REQUIRED TASK: Print them exactly: the lines from the beginning of the entries below through the line that contains "width=.6pt] (#1.north east)", and only those, with the pictures left out.

EXERCISE DATA:
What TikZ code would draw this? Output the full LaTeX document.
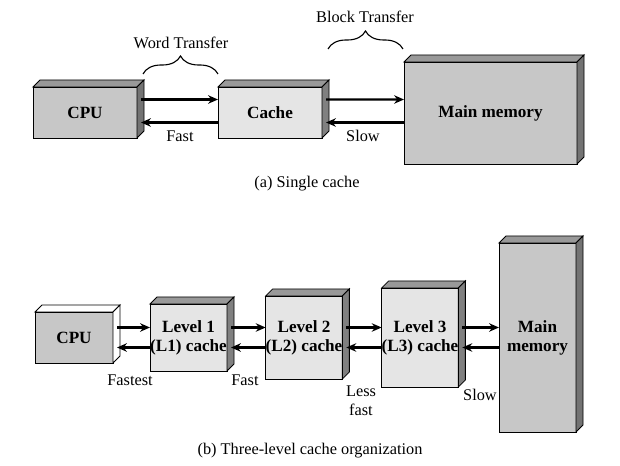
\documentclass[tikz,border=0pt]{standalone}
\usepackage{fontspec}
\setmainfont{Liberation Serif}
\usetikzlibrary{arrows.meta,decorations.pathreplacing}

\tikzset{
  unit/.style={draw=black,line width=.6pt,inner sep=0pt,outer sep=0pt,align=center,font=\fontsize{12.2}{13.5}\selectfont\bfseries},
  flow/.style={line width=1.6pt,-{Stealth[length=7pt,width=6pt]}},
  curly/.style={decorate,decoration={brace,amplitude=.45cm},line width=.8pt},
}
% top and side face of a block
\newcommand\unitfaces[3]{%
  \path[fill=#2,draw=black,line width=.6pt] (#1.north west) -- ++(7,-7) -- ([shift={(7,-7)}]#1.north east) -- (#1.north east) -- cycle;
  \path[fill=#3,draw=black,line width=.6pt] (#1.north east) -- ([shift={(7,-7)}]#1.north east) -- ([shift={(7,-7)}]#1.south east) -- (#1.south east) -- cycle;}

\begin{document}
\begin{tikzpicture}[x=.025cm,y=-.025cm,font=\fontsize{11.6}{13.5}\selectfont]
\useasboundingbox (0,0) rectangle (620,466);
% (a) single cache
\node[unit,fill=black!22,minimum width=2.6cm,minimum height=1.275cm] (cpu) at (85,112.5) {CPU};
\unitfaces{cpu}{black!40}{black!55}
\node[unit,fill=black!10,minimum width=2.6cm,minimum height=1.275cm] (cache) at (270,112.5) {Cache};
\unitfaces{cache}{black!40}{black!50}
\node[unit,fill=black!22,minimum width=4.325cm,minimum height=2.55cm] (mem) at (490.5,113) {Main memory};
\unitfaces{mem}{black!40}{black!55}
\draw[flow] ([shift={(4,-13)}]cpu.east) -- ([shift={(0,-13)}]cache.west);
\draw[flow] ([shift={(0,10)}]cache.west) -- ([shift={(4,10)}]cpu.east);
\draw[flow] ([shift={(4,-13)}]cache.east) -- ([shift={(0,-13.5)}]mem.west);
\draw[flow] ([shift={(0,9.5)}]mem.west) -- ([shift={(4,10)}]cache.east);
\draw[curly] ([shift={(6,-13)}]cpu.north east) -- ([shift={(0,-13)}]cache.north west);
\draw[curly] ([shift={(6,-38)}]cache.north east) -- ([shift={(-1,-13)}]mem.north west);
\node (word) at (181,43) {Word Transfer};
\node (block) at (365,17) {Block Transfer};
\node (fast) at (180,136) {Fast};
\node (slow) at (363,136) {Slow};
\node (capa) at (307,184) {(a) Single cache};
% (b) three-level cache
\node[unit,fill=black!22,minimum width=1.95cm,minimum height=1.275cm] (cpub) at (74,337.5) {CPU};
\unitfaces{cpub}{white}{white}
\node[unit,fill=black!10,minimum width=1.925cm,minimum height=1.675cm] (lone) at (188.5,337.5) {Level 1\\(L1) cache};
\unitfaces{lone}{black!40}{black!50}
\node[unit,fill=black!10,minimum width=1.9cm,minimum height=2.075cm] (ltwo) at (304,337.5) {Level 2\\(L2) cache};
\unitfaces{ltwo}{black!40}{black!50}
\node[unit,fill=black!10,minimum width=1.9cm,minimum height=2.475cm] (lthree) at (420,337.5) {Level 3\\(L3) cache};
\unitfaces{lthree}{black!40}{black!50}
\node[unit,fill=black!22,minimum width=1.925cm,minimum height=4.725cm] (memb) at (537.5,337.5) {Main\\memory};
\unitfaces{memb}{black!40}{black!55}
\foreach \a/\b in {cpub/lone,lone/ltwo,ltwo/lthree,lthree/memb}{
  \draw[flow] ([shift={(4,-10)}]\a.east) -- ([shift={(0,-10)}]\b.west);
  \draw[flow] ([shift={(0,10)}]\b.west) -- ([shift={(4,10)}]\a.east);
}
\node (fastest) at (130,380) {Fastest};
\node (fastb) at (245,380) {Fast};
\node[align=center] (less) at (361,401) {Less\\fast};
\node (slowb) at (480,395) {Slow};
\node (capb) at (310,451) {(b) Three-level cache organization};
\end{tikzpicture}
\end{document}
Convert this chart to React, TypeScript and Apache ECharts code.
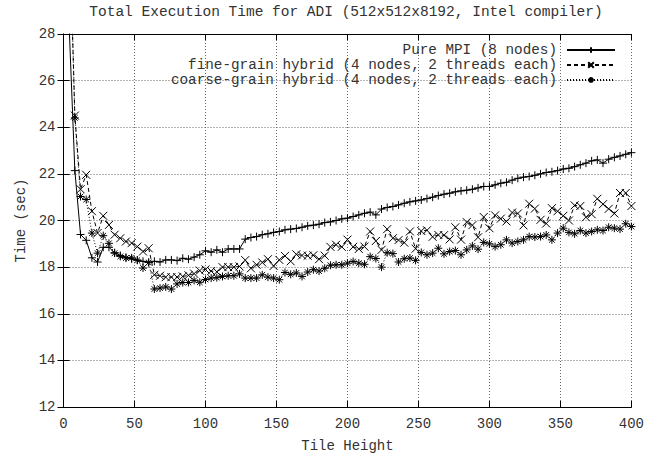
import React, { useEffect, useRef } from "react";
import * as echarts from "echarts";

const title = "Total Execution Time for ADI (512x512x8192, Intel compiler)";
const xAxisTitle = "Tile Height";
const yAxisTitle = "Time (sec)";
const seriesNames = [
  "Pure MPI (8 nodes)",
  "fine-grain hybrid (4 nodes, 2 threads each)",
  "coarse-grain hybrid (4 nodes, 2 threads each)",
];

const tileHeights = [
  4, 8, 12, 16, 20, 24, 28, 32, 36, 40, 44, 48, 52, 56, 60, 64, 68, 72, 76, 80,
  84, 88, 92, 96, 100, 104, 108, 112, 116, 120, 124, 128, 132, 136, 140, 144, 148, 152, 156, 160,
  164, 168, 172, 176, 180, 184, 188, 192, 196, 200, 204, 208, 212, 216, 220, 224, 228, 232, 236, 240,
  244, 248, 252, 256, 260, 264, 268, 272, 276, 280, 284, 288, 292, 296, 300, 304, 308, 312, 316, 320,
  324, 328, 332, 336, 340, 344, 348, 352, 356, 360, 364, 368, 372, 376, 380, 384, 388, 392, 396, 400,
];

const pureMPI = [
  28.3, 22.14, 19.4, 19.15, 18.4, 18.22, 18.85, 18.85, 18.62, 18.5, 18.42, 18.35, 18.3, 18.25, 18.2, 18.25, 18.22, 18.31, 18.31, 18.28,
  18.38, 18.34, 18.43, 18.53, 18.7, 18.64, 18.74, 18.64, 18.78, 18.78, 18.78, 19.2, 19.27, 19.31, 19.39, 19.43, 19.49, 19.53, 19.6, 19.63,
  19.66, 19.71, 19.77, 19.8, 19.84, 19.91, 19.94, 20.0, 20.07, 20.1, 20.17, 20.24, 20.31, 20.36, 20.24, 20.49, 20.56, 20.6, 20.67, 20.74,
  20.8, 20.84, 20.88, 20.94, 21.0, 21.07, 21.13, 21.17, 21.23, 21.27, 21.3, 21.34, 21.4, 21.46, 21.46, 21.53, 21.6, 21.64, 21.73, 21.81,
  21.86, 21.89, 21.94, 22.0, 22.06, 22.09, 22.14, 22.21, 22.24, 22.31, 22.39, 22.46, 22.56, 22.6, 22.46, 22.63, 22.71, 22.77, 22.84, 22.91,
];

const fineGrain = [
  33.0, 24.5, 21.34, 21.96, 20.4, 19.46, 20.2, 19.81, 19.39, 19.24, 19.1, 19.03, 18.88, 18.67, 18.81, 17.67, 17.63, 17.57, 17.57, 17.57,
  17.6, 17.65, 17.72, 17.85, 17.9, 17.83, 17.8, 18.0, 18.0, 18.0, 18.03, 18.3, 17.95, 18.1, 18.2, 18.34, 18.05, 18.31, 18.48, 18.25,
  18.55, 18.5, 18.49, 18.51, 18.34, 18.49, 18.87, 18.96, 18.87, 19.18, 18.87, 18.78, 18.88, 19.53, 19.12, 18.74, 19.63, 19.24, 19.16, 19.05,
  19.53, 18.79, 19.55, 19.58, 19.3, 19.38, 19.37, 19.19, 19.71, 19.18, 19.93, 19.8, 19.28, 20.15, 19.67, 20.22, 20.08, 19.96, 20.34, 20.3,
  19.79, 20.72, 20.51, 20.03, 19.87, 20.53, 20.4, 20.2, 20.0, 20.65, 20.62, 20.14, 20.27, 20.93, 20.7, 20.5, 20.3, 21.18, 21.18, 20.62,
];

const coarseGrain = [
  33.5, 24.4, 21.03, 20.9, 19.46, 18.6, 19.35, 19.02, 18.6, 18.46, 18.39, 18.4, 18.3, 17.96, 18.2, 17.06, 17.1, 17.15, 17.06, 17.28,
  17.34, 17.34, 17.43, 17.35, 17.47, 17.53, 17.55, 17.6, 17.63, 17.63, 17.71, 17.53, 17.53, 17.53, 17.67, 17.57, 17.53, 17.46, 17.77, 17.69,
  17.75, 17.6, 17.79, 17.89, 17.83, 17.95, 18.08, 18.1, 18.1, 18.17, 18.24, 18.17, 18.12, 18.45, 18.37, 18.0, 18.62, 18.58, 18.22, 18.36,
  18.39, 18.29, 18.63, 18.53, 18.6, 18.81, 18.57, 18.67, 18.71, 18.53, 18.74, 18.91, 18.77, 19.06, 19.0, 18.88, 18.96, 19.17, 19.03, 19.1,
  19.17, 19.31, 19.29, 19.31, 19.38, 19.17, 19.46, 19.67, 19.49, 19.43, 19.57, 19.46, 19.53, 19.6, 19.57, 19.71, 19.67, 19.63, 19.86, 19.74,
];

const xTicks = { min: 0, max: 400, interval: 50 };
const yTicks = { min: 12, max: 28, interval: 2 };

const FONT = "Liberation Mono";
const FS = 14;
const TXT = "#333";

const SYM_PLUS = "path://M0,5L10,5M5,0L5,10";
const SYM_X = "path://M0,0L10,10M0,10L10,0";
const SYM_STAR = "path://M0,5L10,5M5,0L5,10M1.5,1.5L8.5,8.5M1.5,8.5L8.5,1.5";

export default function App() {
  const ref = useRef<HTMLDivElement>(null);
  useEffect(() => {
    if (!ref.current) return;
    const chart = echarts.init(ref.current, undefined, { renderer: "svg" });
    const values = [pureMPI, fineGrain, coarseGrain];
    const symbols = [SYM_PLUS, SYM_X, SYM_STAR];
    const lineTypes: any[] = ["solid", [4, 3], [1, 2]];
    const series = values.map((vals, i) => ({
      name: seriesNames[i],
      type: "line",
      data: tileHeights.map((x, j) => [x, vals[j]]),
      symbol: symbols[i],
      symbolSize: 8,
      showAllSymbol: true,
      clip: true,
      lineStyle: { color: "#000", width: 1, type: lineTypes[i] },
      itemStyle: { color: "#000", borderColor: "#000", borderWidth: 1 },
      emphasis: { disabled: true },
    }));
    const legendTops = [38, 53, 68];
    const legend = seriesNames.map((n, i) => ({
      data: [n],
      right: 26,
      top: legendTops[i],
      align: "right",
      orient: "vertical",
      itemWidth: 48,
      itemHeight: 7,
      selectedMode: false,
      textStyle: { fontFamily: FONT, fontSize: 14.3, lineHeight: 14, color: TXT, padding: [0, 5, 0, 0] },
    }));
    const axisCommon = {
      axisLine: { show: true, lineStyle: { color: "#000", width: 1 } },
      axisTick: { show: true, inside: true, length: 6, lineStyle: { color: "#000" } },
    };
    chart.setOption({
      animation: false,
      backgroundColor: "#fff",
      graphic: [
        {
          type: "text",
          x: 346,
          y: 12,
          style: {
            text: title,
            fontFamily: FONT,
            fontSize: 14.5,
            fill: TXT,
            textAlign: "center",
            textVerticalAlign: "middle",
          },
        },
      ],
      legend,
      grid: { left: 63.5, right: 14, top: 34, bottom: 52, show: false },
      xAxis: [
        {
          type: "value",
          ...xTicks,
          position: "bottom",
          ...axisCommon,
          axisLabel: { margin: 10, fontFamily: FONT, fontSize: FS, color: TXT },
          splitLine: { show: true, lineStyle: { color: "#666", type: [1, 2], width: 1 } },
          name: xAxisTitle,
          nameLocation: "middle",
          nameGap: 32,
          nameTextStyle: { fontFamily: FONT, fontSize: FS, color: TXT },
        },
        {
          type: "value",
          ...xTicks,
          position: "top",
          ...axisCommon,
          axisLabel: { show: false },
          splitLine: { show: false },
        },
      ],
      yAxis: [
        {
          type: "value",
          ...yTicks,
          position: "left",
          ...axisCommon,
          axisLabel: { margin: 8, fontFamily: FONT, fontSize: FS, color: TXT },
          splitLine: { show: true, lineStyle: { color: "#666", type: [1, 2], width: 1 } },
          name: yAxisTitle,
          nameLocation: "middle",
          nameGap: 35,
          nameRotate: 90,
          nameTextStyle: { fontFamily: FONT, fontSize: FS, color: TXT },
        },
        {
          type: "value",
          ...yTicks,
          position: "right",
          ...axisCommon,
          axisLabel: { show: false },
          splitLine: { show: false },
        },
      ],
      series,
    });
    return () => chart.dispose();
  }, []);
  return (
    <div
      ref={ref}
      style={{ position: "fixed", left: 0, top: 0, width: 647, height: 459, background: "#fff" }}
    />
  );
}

FINISHED TASK:
What TikZ code would draw this? Output the full LaTeX document.
\documentclass[tikz,border=0pt]{standalone}
\usepackage{fontspec}
\setmainfont{Liberation Serif}
\usetikzlibrary{arrows.meta,decorations.pathreplacing}

\tikzset{
  unit/.style={draw=black,line width=.6pt,inner sep=0pt,outer sep=0pt,align=center,font=\fontsize{12.2}{13.5}\selectfont\bfseries},
  flow/.style={line width=1.6pt,-{Stealth[length=7pt,width=6pt]}},
  curly/.style={decorate,decoration={brace,amplitude=.45cm},line width=.8pt},
}
% top and side face of a block
\newcommand\unitfaces[3]{%
  \path[fill=#2,draw=black,line width=.6pt] (#1.north west) -- ++(7,-7) -- ([shift={(7,-7)}]#1.north east) -- (#1.north east) -- cycle;
  \path[fill=#3,draw=black,line width=.6pt] (#1.north east) -- ([shift={(7,-7)}]#1.north east) -- ([shift={(7,-7)}]#1.south east) -- (#1.south east) -- cycle;}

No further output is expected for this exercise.